Preparing a Polymer 21

Taking 1 kg of organic polymer 21, adding 250 grams of aluminum oxide and 1 kg of deionized water, stirring for 1 hour, spray-drying the mixture to obtain polymer powder, and then grinding and pulverizing the polymer powder to obtain a polymer 21.

Preparing a Separator 21

Dispersing the polymer 21 into water to obtain a slurry, and then applying the slurry onto a base film (PE base film), and then dehydrating the film to obtain a separator 21.

Comparative Embodiment 1

Preparing an Organic Polymer 22

Mixing well the required monomers at the following mass percentages: 77 wt % methyl methacrylate, 16 wt % butyl acrylate, 2 wt % acrylic acid, and 5 wt % trimethylolpropane triacrylate. Adding 1000 grams of mixed monomers, 30 grams of sodium dodecyl sulfate as an emulsifier, 10 grams of ammonium persulfate as an initiator, and 1200 grams of deionized water into a 5000 mL four-necked flask equipped with a mechanical stirring unit, a thermometer, and a condenser pipe, and emulsifying the mixture by stirring at a high speed for 30 minutes. Raising the temperature to 75° C. under the protection of nitrogen, keeping reaction for 4 hours, and then adjusting the pH to a value of 6 to 8, reducing the temperature to below 40° C., and outputting the product to obtain an organic polymer 22.

Preparing a Polymer 22

Taking 1 kg of organic polymer 22, adding 1 kg of nano-silicon dioxide and 2 kg of deionized water, stirring for 22 hour, spray-drying the mixture to obtain polymer powder, and then grinding and pulverizing the polymer powder to obtain a polymer 1.

Preparing a Separator 22

Dispersing the polymer 22 into water to obtain a slurry, and then applying the slurry onto a base film (PE base film), and then dehydrating the film to obtain a separator 22.

Comparative Embodiment 2

Preparing an Organic Polymer 23

Mixing well the required monomers at the following mass percentages: 50 wt % methyl methacrylate, 43 wt % butyl acrylate, 2 wt % acrylic acid, and 5 wt % trimethylolpropane triacrylate. Adding 1000 grams of mixed monomers, 30 grams of sodium dodecyl sulfate as an emulsifier, 10 grams of ammonium persulfate as an initiator, and 1200 grams of deionized water into a 5000 mL four-necked flask equipped with a mechanical stirring unit, a thermometer, and a condenser pipe, and emulsifying the mixture by stirring at a high speed for 30 minutes.

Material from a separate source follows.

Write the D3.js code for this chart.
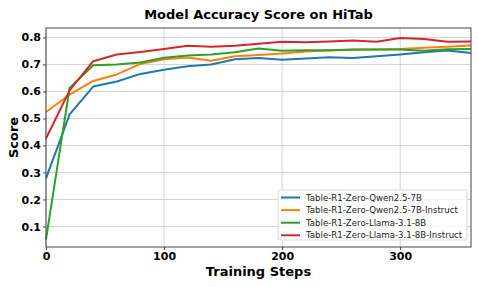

Raising the temperature to 75° C. under the protection of nitrogen, keeping reaction for 4 hours, and then adjusting the pH to a value of 6 to 8, reducing the temperature to below 40° C., and outputting the product to obtain an organic polymer 23.

Preparing a Polymer 23

Taking 1 kg of organic polymer 23, adding 1 kg of nano-silicon dioxide and 2 kg of deionized water, stirring for 23 hour, spray-drying the mixture to obtain polymer powder, and then grinding and pulverizing the polymer powder to obtain a polymer 1.

Preparing a Separator 23

Dispersing the polymer 23 into water to obtain a slurry, and then applying the slurry onto a base film (PE base film), and then dehydrating the film to obtain a separator 23.

Comparative Embodiment 3

Preparing an Organic Polymer 24

Mixing well the required monomers at the following mass percentages: 18 wt % methyl methacrylate, 75 wt % butyl acrylate, 2 wt % acrylic acid, and 5 wt % trimethylolpropane triacrylate. Adding 1000 grams of mixed monomers, 30 grams of sodium dodecyl sulfate as an emulsifier, 10 grams of ammonium persulfate as an initiator, and 1200 grams of deionized water into a 5000 mL four-necked flask equipped with a mechanical stirring unit, a thermometer, and a condenser pipe, and emulsifying the mixture by stirring at a high speed for 30 minutes. Raising the temperature to 75° C. under the protection of nitrogen, keeping reaction for 4 hours, and then adjusting the pH to a value of 6 to 8, reducing the temperature to below 40° C., and outputting the product to obtain an organic polymer 24.

Preparing a Polymer 24

Taking 1 kg of organic polymer 24, adding 1 kg of nano-silicon dioxide and 2 kg of deionized water, stirring for 1 hour, spray-drying the mixture to obtain polymer powder, and then grinding and pulverizing the polymer powder to obtain a polymer 24.

Preparing a Separator 24

Dispersing the polymer 24 into water to obtain a slurry, and then applying the slurry onto a base film (PE base film), and then dehydrating the film to obtain a separator 24.

Comparative Embodiment 4

Preparing an Organic Polymer 25

Mixing well the required monomers at the following mass percentages: 15 wt % methyl methacrylate, 78 wt % butyl acrylate, 2 wt % acrylic acid, and 5 wt % trimethylolpropane triacrylate. Adding 1000 grams of mixed monomers, 30 grams of sodium dodecyl sulfate as an emulsifier, 10 grams of ammonium persulfate as an initiator, and 1200 grams of deionized water into a 5000 mL four-necked flask equipped with a mechanical stirring unit, a thermometer, and a condenser pipe, and emulsifying the mixture by stirring at a high speed for 30 minutes. Raising the temperature to 75° C. under the protection of nitrogen, keeping reaction for 4 hours, and then adjusting the pH to a value of 6 to 8, reducing the temperature to below 40° C., and outputting the product to obtain an organic polymer 25.

Preparing a Polymer 25

Taking 1 kg of organic polymer 25, adding 1 kg of nano-silicon dioxide and 2 kg of deionized water, stirring for 1 hour, spray-drying the mixture to obtain polymer powder, and then grinding and pulverizing the polymer powder to obtain a polymer 25.

Preparing a Separator 25

Dispersing the polymer 25 into water to obtain a slurry, and then applying the slurry onto a base film (PE base film), and then dehydrating the film to obtain a separator 25.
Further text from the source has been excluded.